Show Data on LCD or ESP32 Web Server

Ever wonder how to make your sensor data actually useful? You can display DHT22 temperature and humidity readings in real time using either an I2C-connected 16×2 LCD or an ESP32 web server. For the LCD, use the LiquidCrystal_I2C library with address 0x27 to show “Temp:” in °C and “Hum:” in %RH, updating every 2 seconds. If readings are invalid-checked via isnan)-it displays “Sensor Error!” for 2 seconds before retrying. The ESP32, paired with the DHTesp library and WiFi.h, hosts a web server that pushes updated sensor readings to HTML clients every 2 seconds. No refresh needed-the data updates live. Both methods sync with the sensor’s 2-second sampling rate, ensuring accuracy. Testers find the LCD ideal for local monitoring, while the web server offers wireless convenience. You get reliable, real-time feedback either way-perfect for home automation or climate tracking.

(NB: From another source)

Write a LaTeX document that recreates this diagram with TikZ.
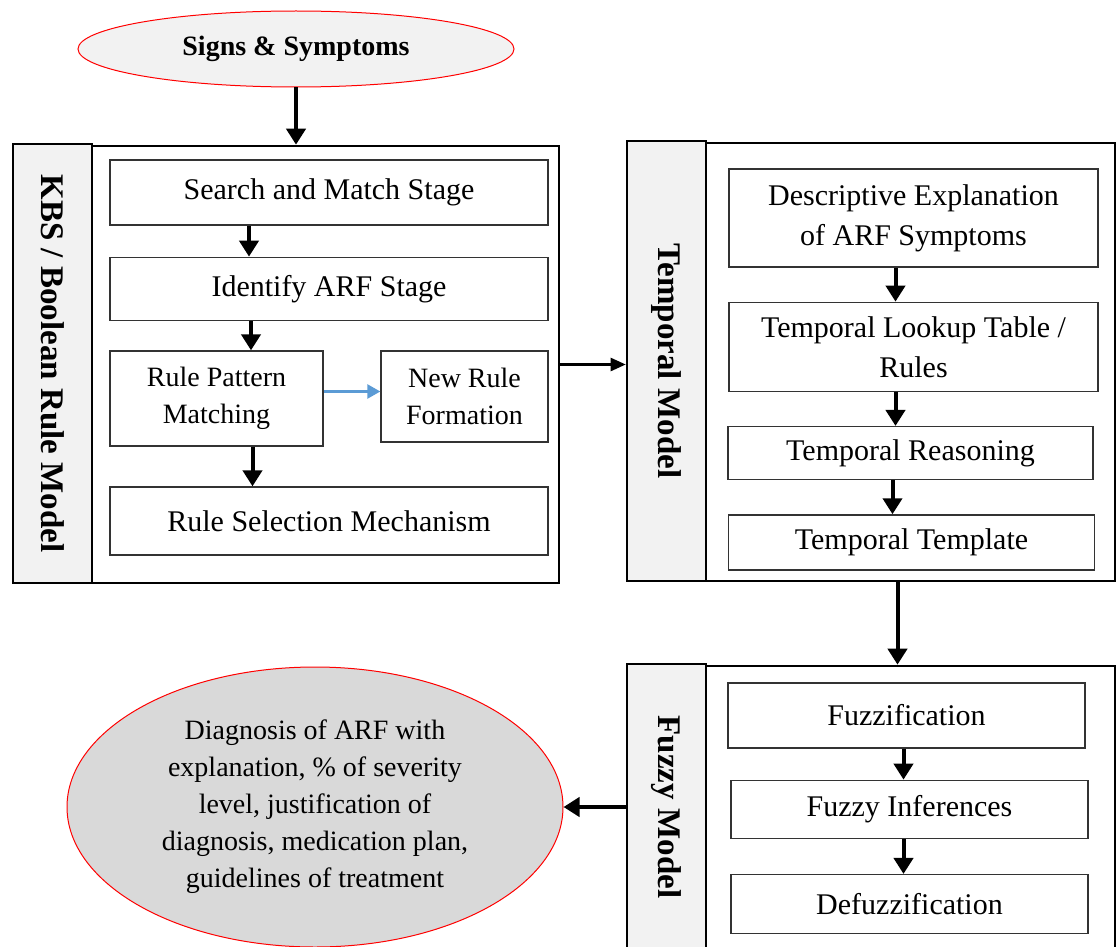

Send Temperature and Humidity to a Web App

Storing and viewing sensor data locally is handy, but sending it to a web app activates remote monitoring and long-term tracking. You can use an ESP32 to read temperature and humidity from DHT11 or DHT22 sensors every 1 or 2 seconds, respectively. Connect the sensor’s data pin to GPIO 4 with a 10kΩ pull-up resistor for stable signals. The Adafruit DHT library helps capture readings-±2°C accuracy for DHT11, ±0.5°C for DHT22-while you filter out invalid data using isnan(). Then, package valid sensor data into a JSON payload using ArduinoJSON. The ESP32 connects via Wi-Fi as a client and sends this data to your web app using HTTP POST. Whether you’re using Firebase, a Node.js server, or another backend, this method guarantees reliable, real-time updates with minimal lag.

On a final note

You’ve seen how both DHT11 and DHT22 deliver solid readings, with the DHT22 offering better accuracy-±0.5°C and ±2% humidity versus DHT11’s ±2°C and ±5%. Connected to an ESP32 or Arduino, they’re easy to set up using the Adafruit libraries, and with a few code tweaks, you’ll avoid common ‘NaN’ errors. For real-world use, the DHT22 is worth the extra cost, especially outdoors or in precise environments, while the DHT11 works fine for basic indoor monitoring.